AI Pilot — Resilience & Circuit Breaker
Audience: Platform engineers, SREs, AI infrastructure owners Time: ~10 min read
AI Pilot moves resiliency out of your application SDK code and into the bouncer. The bouncer trips circuit breakers on cost, latency, and error rate (not just 5xx), retries with a budget, hedges slow requests, and falls back to a different model when the primary is unhealthy.

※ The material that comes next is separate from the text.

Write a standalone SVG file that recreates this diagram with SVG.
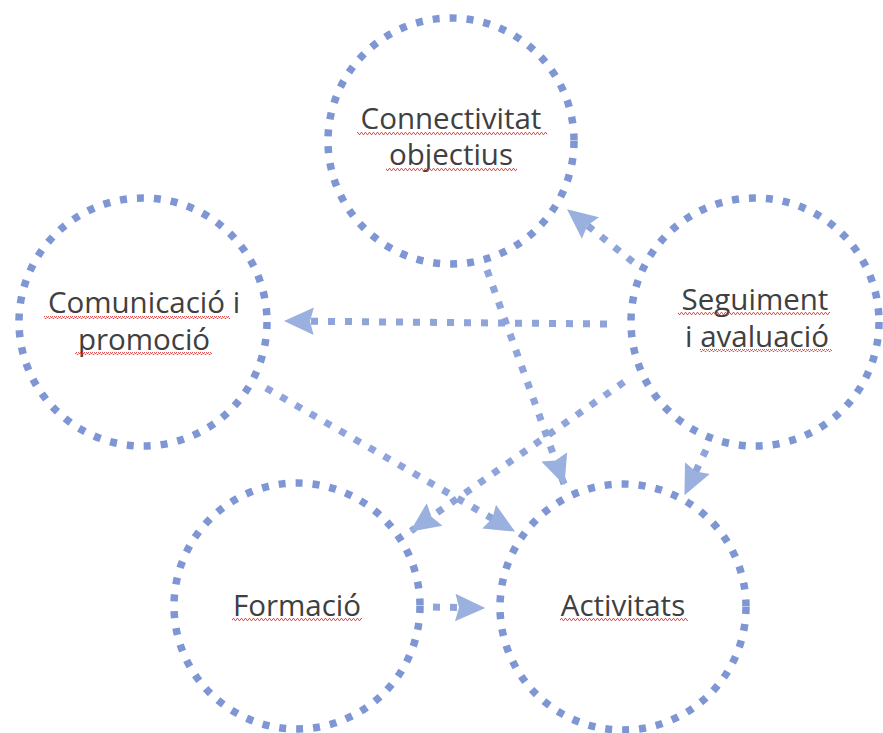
<svg xmlns="http://www.w3.org/2000/svg" width="883" height="733" viewBox="0 0 883 733">
<style>
.ring{fill:none;stroke:#7f96d5;stroke-width:7.5;stroke-dasharray:7 10}
.conn{fill:none;stroke:#8ea4da;stroke-width:7;stroke-dasharray:7 10}
.lbl{font-family:"Open Sans","Noto Sans","Liberation Sans",sans-serif;font-size:29.5px;fill:#404040;text-anchor:middle}
.sq{fill:url(#squig)}
</style>
<defs>
<marker id="ah" markerUnits="userSpaceOnUse" markerWidth="30" markerHeight="30" viewBox="0 -12 24 24" refX="23" refY="0" orient="auto">
<path d="M0,-11 L24,0 L0,11 L3,0 Z" fill="#9ab0df"/>
</marker>
<pattern id="squig" patternUnits="userSpaceOnUse" width="4" height="3">
<polyline points="0,2.5 1,0.5 2,0.5 3,2.5 4,2.5" fill="none" stroke="#e04040" stroke-width="0.9"/>
</pattern>
</defs>
<rect width="883" height="733" fill="#ffffff"/>
<g id="connectors">
<line class="conn" x1="633" y1="262" x2="568" y2="210" marker-end="url(#ah)"/>
<line class="conn" x1="607" y1="324" x2="285" y2="321" marker-end="url(#ah)"/>
<line class="conn" x1="487" y1="270" x2="564" y2="484" marker-end="url(#ah)"/>
<line class="conn" x1="706" y1="450" x2="685" y2="494" marker-end="url(#ah)"/>
<line class="conn" x1="624" y1="382" x2="411" y2="531" marker-end="url(#ah)"/>
<line class="conn" x1="266" y1="388" x2="514" y2="531" marker-end="url(#ah)"/>
<line class="conn" x1="433" y1="607" x2="484" y2="608" marker-end="url(#ah)"/>
</g>
<g id="node-connectivitat">
<circle class="ring" cx="451" cy="141" r="123"/>
<text class="lbl" x="451" y="129">Connectivitat</text>
<text class="lbl" x="451" y="165">objectius</text>
<rect class="sq" x="357" y="132" width="190" height="3"/>
<rect class="sq" x="386" y="168" width="131" height="3"/>
</g>
<g id="node-comunicacio">
<circle class="ring" cx="143" cy="322" r="124"/>
<text class="lbl" x="144" y="313">Comunicació i</text>
<text class="lbl" x="144" y="350">promoció</text>
<rect class="sq" x="44" y="316" width="186" height="3"/>
<rect class="sq" x="75" y="352" width="137" height="3"/>
</g>
<g id="node-seguiment">
<circle class="ring" cx="755" cy="322" r="124"/>
<text class="lbl" x="755" y="310">Seguiment</text>
<text class="lbl" x="757" y="347">i avaluació</text>
<rect class="sq" x="678" y="312" width="152" height="3"/>
<rect class="sq" x="700" y="349" width="132" height="3"/>
</g>
<g id="node-formacio">
<circle class="ring" cx="297" cy="606" r="123"/>
<text class="lbl" x="297" y="616">Formació</text>
<rect class="sq" x="232" y="618" width="130" height="3"/>
</g>
<g id="node-activitats">
<circle class="ring" cx="623" cy="607" r="123"/>
<text class="lbl" x="623" y="616">Activitats</text>
<rect class="sq" x="560" y="618" width="128" height="3"/>
</g>
</svg>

Why server-side resiliency
Today, AI client SDKs each implement their own retry/timeout/fallback logic. That means:
- Inconsistent behavior across teams and languages
- Redundant code in every microservice
- No central observability
- No way for governance to enforce a "must use fallback X for production" rule
Pushing this to the bouncer fixes all four. Apps call a single endpoint and the bouncer handles failures.
Click to enlarge
Configurable signals
Open Settings -> AI Pilot -> Resilience and configure each backend's circuit breaker with multiple trip conditions:
| Signal | Default | Notes |
|---|---|---|
cost_per_minute_usd | unset | Trip if estimated cost spikes (e.g. runaway agents) |
latency_p95_ms | 30000 | Trip on degraded provider performance |
error_rate_pct | 25 | Per minute |
consecutive_5xx | 5 | Classic Envoy circuit breaker |
cool_down_s | 60 | How long the breaker stays open |
half_open_probes | 3 | Probes during the half-open phase |
fallback_route_id | unset | Where to send traffic when tripped |
The bouncer evaluates all enabled signals; tripping any one trips the breaker.
Retries and retry budget
Configure in Settings -> AI Pilot -> Resilience -> Retries:
max_retries_per_request(default 2)retry_on—5xx,connect-failure,gateway-error,429retry_budget_pct— cap retries at e.g. 10% of total RPS so a storm of failures cannot multiply load on the backendper_try_timeout_ms— bounded per attemptback_off_base_msandback_off_max_ms— exponential
Hedging
For latency-sensitive paths, enable hedging:
hedge_after_ms— after this much elapsed time on the primary attempt, fire a second attempt to the fallbackcancel_on_response— cancel the slower attempt as soon as one returns
This trades a little extra cost for tail-latency improvements.
Fallback chains
A fallback can be:
- A different model on the same provider (e.g.
gpt-4o->gpt-4o-mini) - A different provider (e.g. OpenAI -> Anthropic)
- A different deployment region
- A cached response (when the prompt cache is enabled)
- A graceful denial with a configurable error envelope
Order them by priority. The bouncer skips down the chain when each prior route is breaker-tripped or unhealthy.
Worked example
backends:
- name: gpt-4o-prod
circuit_breaker:
cost_per_minute_usd: 5.0
latency_p95_ms: 15000
error_rate_pct: 25
cool_down_s: 90
retries:
max: 2
retry_on: ["5xx","429","connect-failure"]
retry_budget_pct: 10
per_try_timeout_ms: 12000
hedging:
hedge_after_ms: 8000
cancel_on_response: true
fallback_chain:
- gpt-4o-mini-prod
- claude-3-haiku-bedrock-prod
- cached_response
Observing breaker state
The /pilot -> Resilience tab shows, per backend:
- Current breaker state (
closed,open,half-open) - Last trip (signal + value)
- Recovery countdown
- Probe outcome history
- Fallback hit rate
Audit events: AI_BREAKER_TRIPPED, AI_BREAKER_HALFOPEN, AI_BREAKER_RECOVERED, AI_FALLBACK_USED.
Removing client-side resiliency safely
After AI Pilot is enabled with resilience configured:
- Confirm fallback chain works using the
/pilot -> Resiliencetab and synthetic probes. - Remove client-side retry/timeout/fallback code from your apps.
- Add a short timeout on the client (e.g. 60s) so a stuck connection still surfaces.
- Ship.
The bouncer now owns resiliency for every app calling it.